Maewyn's, at 110 N. George St. in York City, closed in July 2014, but other local bars and restaurants are taking advantage of the void.

Extended hours, Irish food and green beer are among the many ways York County restaurateurs are looking to appeal to the holiday's celebrators.

"People love Irish pubs on St. Patrick's Day, so we pretty much turn into one for a few days," said Scott Eden, owner of Holy Hound Taproom.

Eden said his downtown York business gets its biggest bump in sales during the York St. Patrick's Day Parade, which happened on Saturday, but he still expects a "better-than-average" Thursday.

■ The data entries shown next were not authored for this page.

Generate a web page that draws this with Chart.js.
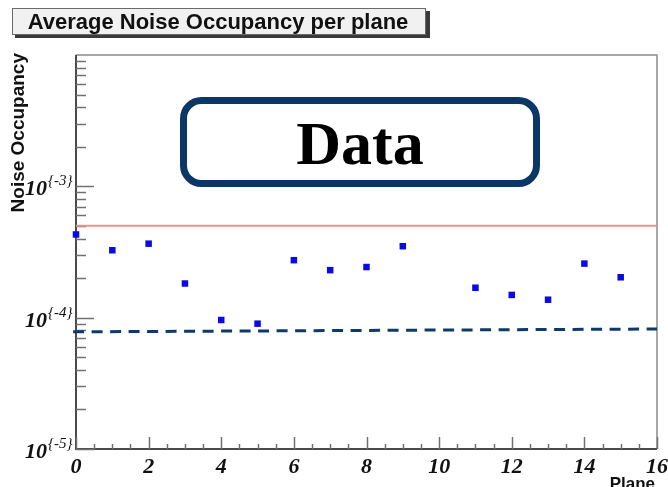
<!DOCTYPE html>
<html>
<head>
<meta charset="utf-8">
<title>Average Noise Occupancy per plane</title>
<script src="https://cdn.jsdelivr.net/npm/chart.js@4"></script>
<style>
  html, body { margin: 0; padding: 0; background: #ffffff; }
  canvas { display: block; }
</style>
</head>
<body>
<canvas id="occ" width="668" height="487"></canvas>
<script>
// Plane numbers and their average noise occupancy (plane 10 has no entry)
const planes = [0, 1, 2, 3, 4, 5, 6, 7, 8, 9, 11, 12, 13, 14, 15];
const occupancy = [4.30e-4, 3.26e-4, 3.66e-4, 1.82e-4, 9.6e-5, 9.0e-5, 2.74e-4, 2.30e-4,
                   2.43e-4, 3.50e-4, 1.69e-4, 1.49e-4, 1.37e-4, 2.58e-4, 2.03e-4];

// Reference levels
const limitX = [0, 16];
const limitLevel = [5.0e-4, 5.0e-4];        // red solid line
const baselineX = [-0.08, 16];
const baselineLevel = [7.8e-5, 8.2e-5];     // dashed line

// Axis ranges and tick labels
const xRange = [0, 16];
const yRange = [1e-5, 1e-2];
const xTickLabels = ['0', '2', '4', '6', '8', '10', '12', '14', '16'];
const yTickValues = [1e-5, 1e-4, 1e-3];
const yTickExponents = ['{-5}', '{-4}', '{-3}'];

const titleText = 'Average Noise Occupancy per plane';
const yTitle = 'Noise Occupancy';
const xTitle = 'Plane';
const boxText = 'Data';

const toPoints = (xs, ys) => xs.map((x, i) => ({ x: x, y: ys[i] }));

// Frame, ticks, labels and annotations drawn around the plot area
const decorations = {
  id: 'decorations',
  beforeDatasetsDraw(chart) {
    const { ctx, chartArea: a, scales } = chart;
    const xs = scales.x, ys = scales.y;
    ctx.save();

    // frame
    ctx.strokeStyle = '#8a8a8a';
    ctx.lineWidth = 1.5;
    ctx.beginPath();
    ctx.moveTo(a.left, a.top); ctx.lineTo(a.right, a.top); ctx.lineTo(a.right, a.bottom);
    ctx.stroke();
    ctx.strokeStyle = '#4a4a4a';
    ctx.lineWidth = 2;
    ctx.beginPath();
    ctx.moveTo(a.left, a.top); ctx.lineTo(a.left, a.bottom); ctx.lineTo(a.right, a.bottom);
    ctx.stroke();

    // y ticks (decades and their 2..9 subdivisions), drawn inward
    ctx.strokeStyle = '#707070';
    ctx.lineWidth = 1.5;
    for (let e = -5; e < -2; e++) {
      for (let m = 1; m <= 9; m++) {
        const v = m * Math.pow(10, e);
        const py = Math.round(ys.getPixelForValue(v)) + 0.5;
        const len = m === 1 ? 18 : 10;
        ctx.beginPath(); ctx.moveTo(a.left, py); ctx.lineTo(a.left + len, py); ctx.stroke();
      }
    }
    // x ticks every 0.5, longer every 2
    for (let t = xRange[0]; t <= xRange[1]; t += 0.5) {
      const px = Math.round(xs.getPixelForValue(t)) + 0.5;
      const len = (t % 2 === 0) ? 12 : 5;
      ctx.beginPath(); ctx.moveTo(px, a.bottom); ctx.lineTo(px, a.bottom - len); ctx.stroke();
    }

    // x tick labels
    ctx.fillStyle = '#111';
    ctx.font = 'italic bold 22px "Liberation Serif", "DejaVu Serif", serif';
    ctx.textAlign = 'center';
    ctx.textBaseline = 'alphabetic';
    xTickLabels.forEach(lbl => {
      ctx.fillText(lbl, xs.getPixelForValue(Number(lbl)), a.bottom + 24);
    });

    // y tick labels: 10 with a raised exponent
    yTickValues.forEach((v, i) => {
      const py = ys.getPixelForValue(v);
      ctx.font = 'italic bold 22px "Liberation Serif", "DejaVu Serif", serif';
      ctx.textAlign = 'right';
      ctx.fillText('10', 47, py + 9);
      ctx.font = 'italic 15px "Liberation Serif", "DejaVu Serif", serif';
      ctx.textAlign = 'left';
      ctx.fillText(yTickExponents[i], 48, py - 1);
    });

    // axis titles
    ctx.font = 'bold 17px "Liberation Sans", Arial, sans-serif';
    ctx.textAlign = 'right';
    ctx.fillText(xTitle, a.right - 2, a.bottom + 40);
    ctx.save();
    ctx.translate(24, 53);
    ctx.rotate(-Math.PI / 2);
    ctx.font = 'bold 19px "Liberation Sans", Arial, sans-serif';
    ctx.textAlign = 'right';
    ctx.fillText(yTitle, 0, 0);
    ctx.restore();

    ctx.restore();
  },
  afterDatasetsDraw(chart) {
    const { ctx } = chart;
    ctx.save();

    // title box with drop shadow
    ctx.fillStyle = '#3a3a3a';
    ctx.fillRect(15, 11, 415, 27);
    ctx.fillStyle = '#f1f1f1';
    ctx.fillRect(12, 8, 414, 27);
    ctx.strokeStyle = '#6a6a6a';
    ctx.lineWidth = 1;
    ctx.strokeRect(12.5, 8.5, 413, 26);
    ctx.fillStyle = '#111';
    ctx.font = 'bold 22px "Liberation Sans", Arial, sans-serif';
    ctx.textAlign = 'center';
    ctx.textBaseline = 'alphabetic';
    ctx.fillText(titleText, 218, 29);

    // rounded label box
    const bx = 183.5, by = 100.5, bw = 353, bh = 83, r = 18;
    ctx.beginPath();
    ctx.moveTo(bx + r, by);
    ctx.arcTo(bx + bw, by, bx + bw, by + bh, r);
    ctx.arcTo(bx + bw, by + bh, bx, by + bh, r);
    ctx.arcTo(bx, by + bh, bx, by, r);
    ctx.arcTo(bx, by, bx + bw, by, r);
    ctx.closePath();
    ctx.fillStyle = '#ffffff';
    ctx.fill();
    ctx.strokeStyle = '#0b3767';
    ctx.lineWidth = 7;
    ctx.stroke();
    ctx.fillStyle = '#000';
    ctx.font = 'bold 62px "Liberation Serif", "Times New Roman", serif';
    ctx.fillText(boxText, 360, 164);

    ctx.restore();
  }
};

new Chart(document.getElementById('occ'), {
  type: 'scatter',
  data: {
    datasets: [
      {
        label: 'Average noise occupancy',
        data: toPoints(planes, occupancy),
        pointStyle: 'rect',
        pointRadius: 4.6,
        pointHoverRadius: 4.6,
        backgroundColor: '#0a0ae6',
        borderWidth: 0,
        showLine: false,
        clip: false,
        order: 0
      },
      {
        label: 'Limit',
        data: toPoints(limitX, limitLevel),
        showLine: true,
        borderColor: '#ec8f8f',
        borderWidth: 2,
        pointRadius: 0,
        order: 2
      },
      {
        label: 'Baseline',
        data: toPoints(baselineX, baselineLevel),
        showLine: true,
        borderColor: '#0d3a6b',
        borderWidth: 3,
        borderDash: [11, 7.5],
        pointRadius: 0,
        clip: false,
        order: 1
      }
    ]
  },
  options: {
    responsive: false,
    animation: false,
    layout: { padding: { left: 76, right: 11, top: 55, bottom: 38 } },
    plugins: {
      legend: { display: false },
      tooltip: { enabled: false },
      title: { display: false }
    },
    scales: {
      x: { type: 'linear', min: xRange[0], max: xRange[1], display: false },
      y: { type: 'logarithmic', min: yRange[0], max: yRange[1], display: false }
    }
  },
  plugins: [decorations]
});
</script>
</body>
</html>
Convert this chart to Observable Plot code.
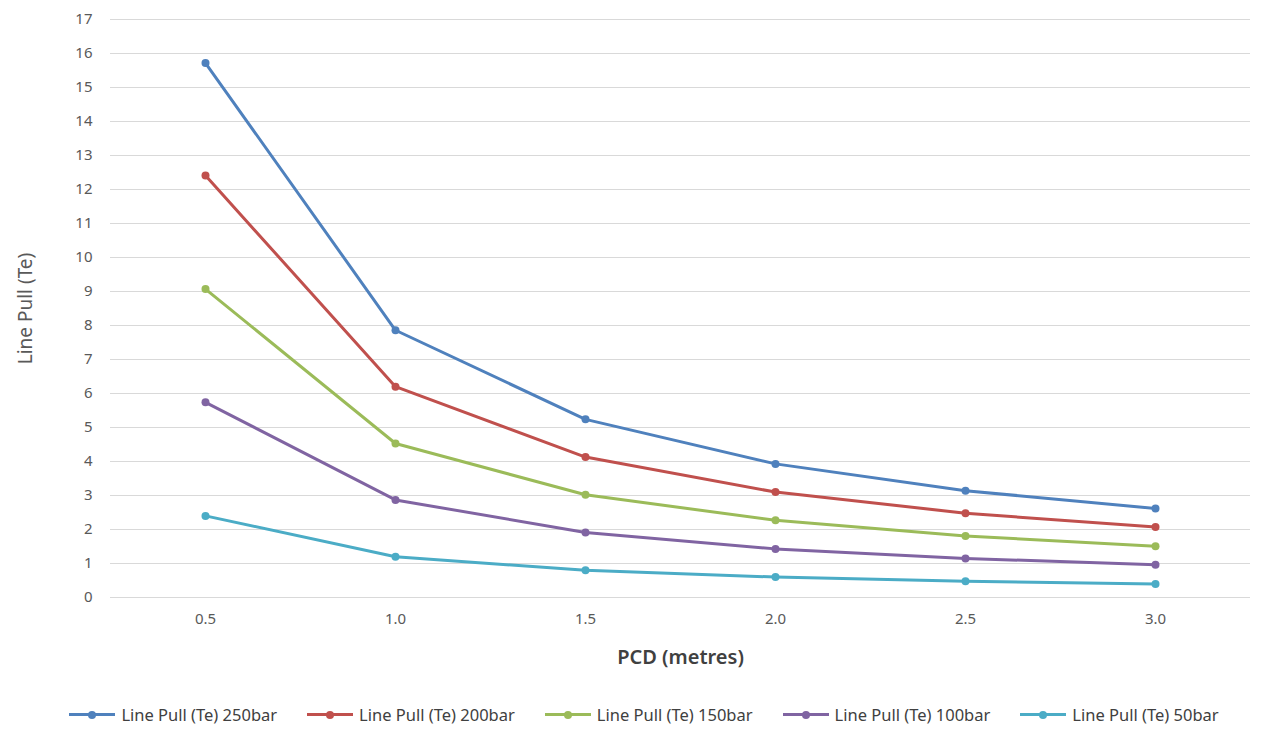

Holy Hound will be open at 11 a.m. and offer Irish food options, including bangers and mash.

Coombs Tavern, in York City, will also be adding menu items for the March 17 holiday, according to owner Ron Marquette. The offerings include shepherd's pie, corned beef sandwiches and Irish stew, which Marquette said has been a customer favorite the past few years.

Tom Sibol, owner of White Rose Bar and Grill, said his restaurant will also offer some Irish food on Thursday, but otherwise, it will just be "business as usual."

Sibol now owns the former Maewyn's building with his business partner, Jeremiah Anderson. The two are in the process of turning the space into a seafood restaurant.

While White Rose won't be going all out for the holiday, Sibol said it's often one of his business' top three days in terms of sales.

Konstantine Sgagias, owner of Reliance Cafe in West York, said St. Patrick's Day is behind just Mother's Day in terms of people going out to eat for a holiday.

"It's just more laid back, not the kind of holiday where you feel the need to stay in and eat with family," Sgagias said. "You're more free to go out and have a good time."

For Sgagias, that good time leads to a major spike in alcohol sales at Reliance Cafe, where he offers green beer for the occasion, he said.

Sgagias also serves as secretary of First Capitol Restaurant Association, a local organization comprised of more than 250 restaurateurs that combines to get better deals with vendors.

He's seen fellow members in Lancaster and Harrisburg take advantage of combined efforts during St. Patrick's Day, but he's unsure if such an option would be feasible in York, he said.

"It's a tough town to create things of that nature," Sgagias said. "People are really set in their routines here."